2023 debut poetry collection by Simon Shieh

Master is a 2023 debut poetry collection by Taiwanese American poet Simon Shieh, published by Sarabande Books. It has been selected by Terrance Hayes for the Sarabande Books Kathryn A. Morton Prize in 2022. Accordingly, Hayes wrote an introduction for its publication. It won the Norma Farber First Book Award and was a finalist for the Los Angeles Times Book Prize for Poetry.

== Contents ==
Drawing from Shieh's own experiences as a martial artist growing up, the book follows a speaker who attends a martial arts school in upstate New York and later a boxing academy in Beijing. Through the book's poems, the speaker explicates childhood trauma from the violence inflicted by the "master" and charts his path toward healing and liberation.

== Background ==
In Poets & Writers Magazine, Shieh shared that he began writing the book when he was 24 and returning to Beijing where he taught English. Specifically, he wrote the poem "Self-Defense" first and knew that the rest of the book would emerge from it. Shieh then stated that Beijing was the city where, at 15, Shieh found safety away from the book's "master" character, often referred to as "he" in Shieh's poems.

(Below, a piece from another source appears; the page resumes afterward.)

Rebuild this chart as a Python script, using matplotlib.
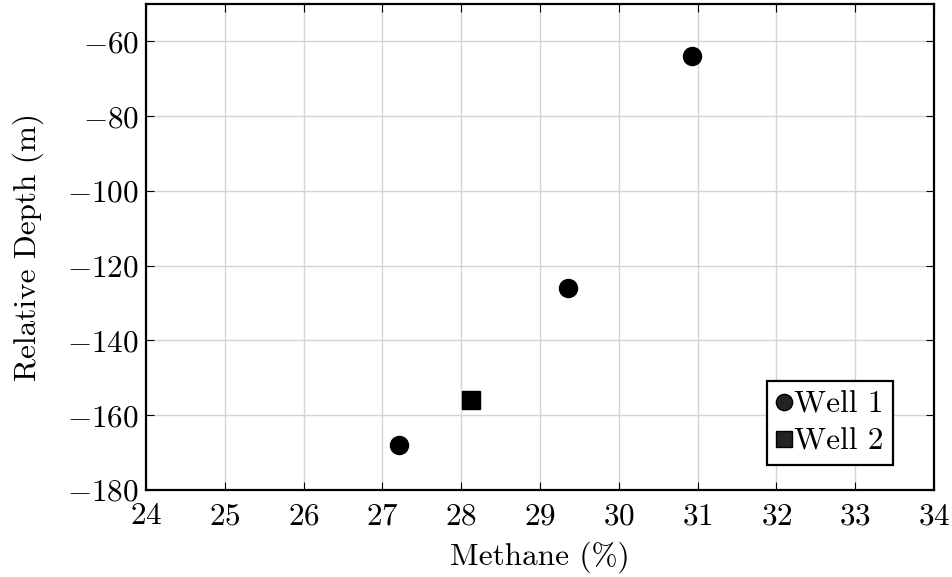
import matplotlib
matplotlib.use('Agg')
import matplotlib.pyplot as plt

# data
well1_methane = [27.21, 29.35, 30.93]
well1_depth = [-168, -126, -64]
well2_methane = [28.12]
well2_depth = [-156]

xticks = list(range(24, 35))
yticks = [-180, -160, -140, -120, -100, -80, -60]

plt.rcParams['font.family'] = 'serif'
plt.rcParams['font.serif'] = ['cmr10']
plt.rcParams['mathtext.fontset'] = 'cm'
plt.rcParams['axes.formatter.use_mathtext'] = True

fig = plt.figure(figsize=(9.52, 5.77), dpi=100)
ax = fig.add_axes([146/952, 87/577, 788/952, 486/577])

ax.plot(well1_methane, well1_depth, 'o', color='black', markersize=13, label='Well 1', zorder=3)
ax.plot(well2_methane, well2_depth, 's', color='black', markersize=12.5, label='Well 2', zorder=3)

ax.set_xlim(24, 34)
ax.set_ylim(-180, -50)
ax.set_xticks(xticks)
ax.set_yticks(yticks)
ax.grid(True, color='#d4d4d4', linewidth=1)
ax.set_axisbelow(True)
for s in ax.spines.values():
    s.set_linewidth(1.6)
ax.tick_params(axis='both', which='major', labelsize=22.5, direction='in', length=6,
               width=0.8, top=True, right=True, pad=5)
ax.tick_params(axis='x', pad=9)

ax.set_xlabel('Methane (%)', fontsize=22.5, labelpad=8)
ax.set_ylabel('Relative Depth (m)', fontsize=22.5, labelpad=17)

leg = ax.legend(loc='lower right', fontsize=22.5, frameon=True, fancybox=False,
                edgecolor='black', framealpha=1, handlelength=0.5, handletextpad=0.08,
                borderpad=0.3, labelspacing=0.3, markerscale=0.9, borderaxespad=0,
                bbox_to_anchor=(0.948, 0.051))
leg.get_frame().set_linewidth(1.6)
for h in leg.legend_handles:
    h.set_markerfacecolor('#222222')
    h.set_markeredgecolor('black')

fig.savefig('out.png', dpi=100)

Shieh named "Eduardo C. Corral, Jenny Xie, J. Michael Martinez, Richard Siken, Mai Der Vang, Taylor Johnson, Natalie Diaz, Sally Wen Mao, Thomas James, Ocean Vuong, Ilya Kaminsky, Sylvia Plath, and Jenny George" as his inspirations for how to write a first book. He also mentioned Derek Walcott, James Wright, Jericho Brown, Lucie Brock-Broido, Carl Phillips, Louise Glück, Julia Kristeva, Jacques Lacan, and Jean Valentine, as well as Hayes and the poets from the Tang dynasty.

== Critical reception ==
For the book's introduction, Hayes wrote that "This book feels like one of a kind" with poems that "can feel sensual and are poetic" as well as poems that "feel solitary and deliberate" which "reckon with the inexpressible."

Publishers Weekly gave the book a starred review, calling it a "phenomenal debut" that showed "how writing may serve as both a refuge and a form of resistance, acknowledging the power of language to transform and heal." LitHub called it "astonishing" and observed its approach to trauma. Poets & Writers Magazine said Shieh "presents a poetics of emancipation, grappling with and deconstructing the memory of a master figure’s misused power."